In the latter case, it now take hours or days to deliver products to customers’ stores or warehouses rather than the five weeks it takes from China.

The cost of those goods is lower too, the Kansas made GeoSpring heater sells for $1299 while the Chinese product sells for $1599.

What is most notable though is how designers and managers now have a better understanding of the manufacturing process; where under the oustourced model the difficulties in assembly were none of their business, now they are far more deeper and directly involved.

This really goes to the core of what an organisation does – in the 1980s it was fashionable to talk of the “virtual corportation” where everything the business did was outsourced except for the managers who were employed solely to pocket their bonuses.

In the 1990s and early 2000s that “virtual corporation” became a reality as manufacturing and customer support were offshored and logistics was outsourced.

One of the best examples was customer support where looking after the needs of those who buy the company’s products were secondary to the need to cut costs.

This focus on cost cutting over customer service hurt Dell badly in the 2000s and it continues to hurt many organisations – particularly telcos and banks – today.

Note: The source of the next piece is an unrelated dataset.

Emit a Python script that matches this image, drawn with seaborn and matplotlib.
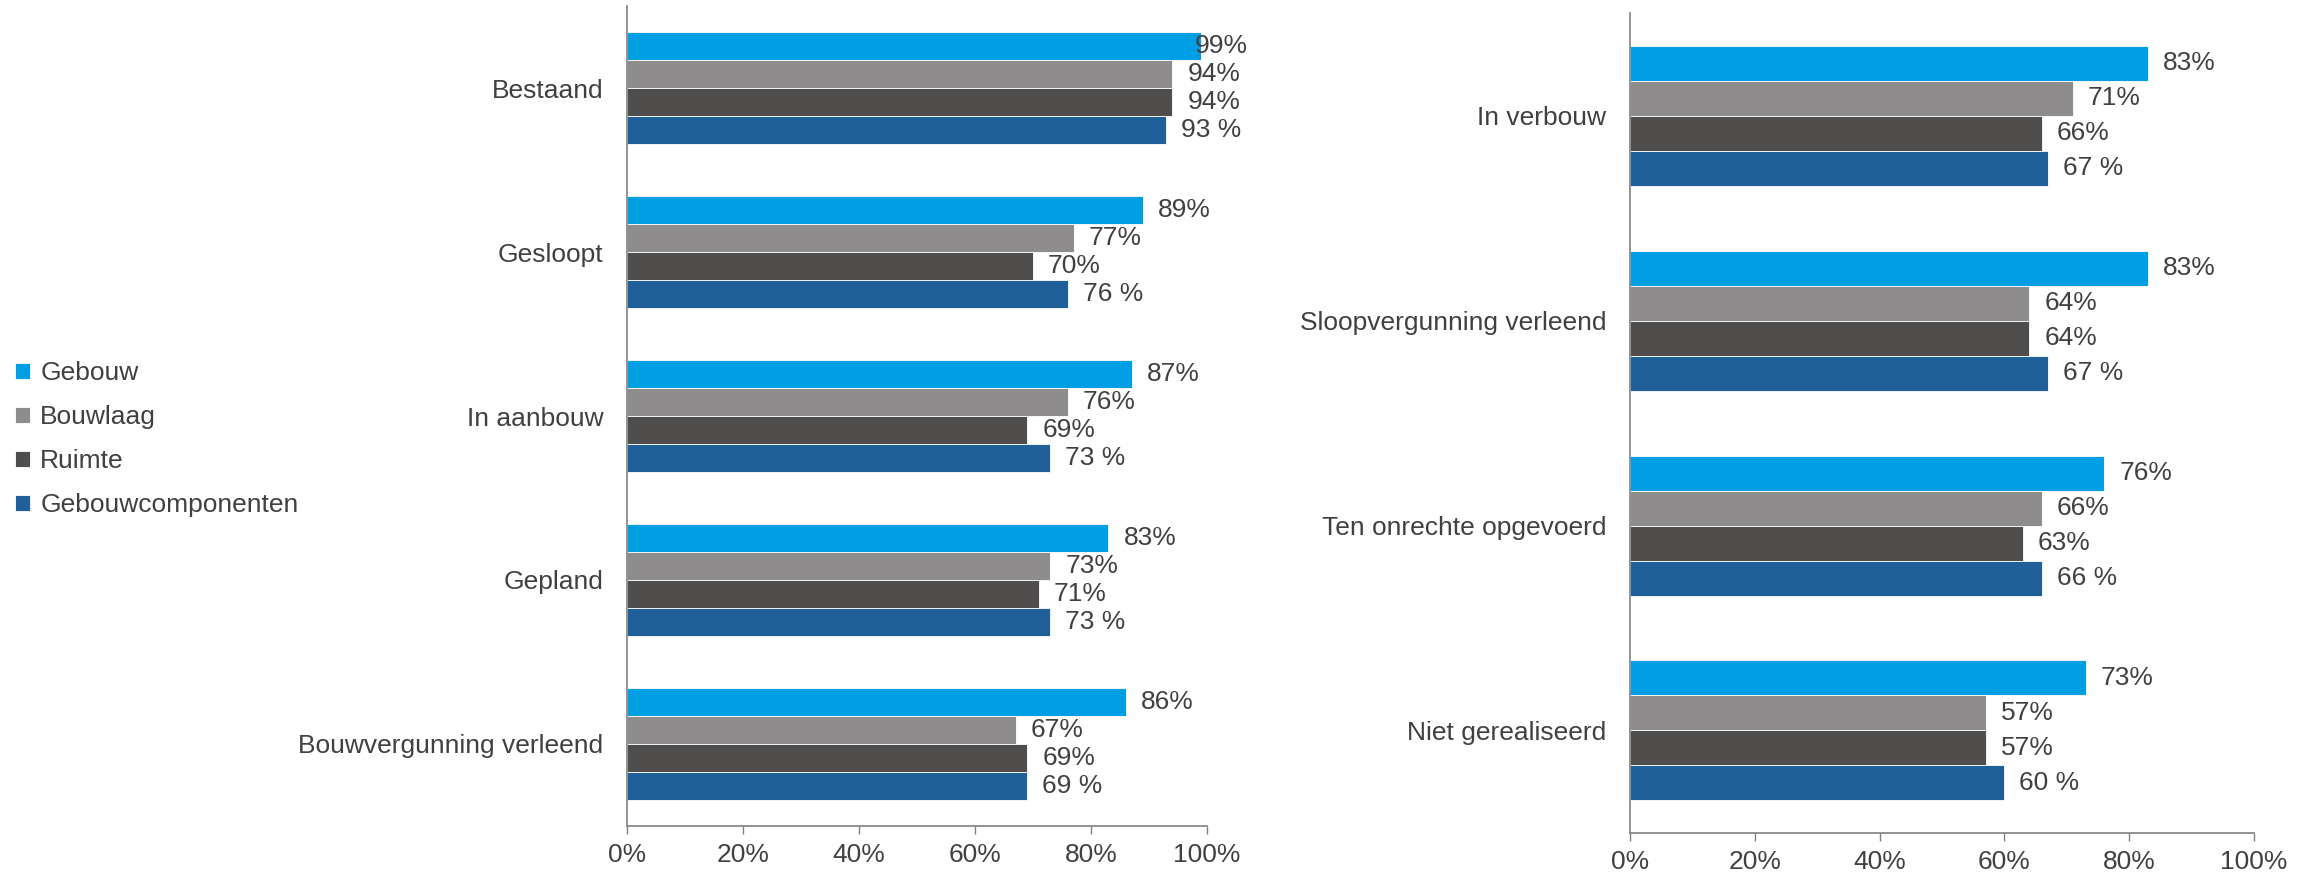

The weakness in the “virtual corporation” model was the company ended up adding little more value than the brand name and eventually those offshored manufacturers and call centres took control of the business’ goodwill and intellectual property.

Eventually the hidden costs of offshoring became too obvious for even the most craven, KPI driven manager to ignore and suddenly manufacturing in the Western world became competitive again.

Sadly, the fixation on dirt cheap labour has damaged many industries beyond the point where they can be salvaged with too many skilled workers lost and the ecosystem of capable suppliers destroyed. These are costs where tomorrow’s managers will rue the short sighted actions of yesterday’s corporate leaders.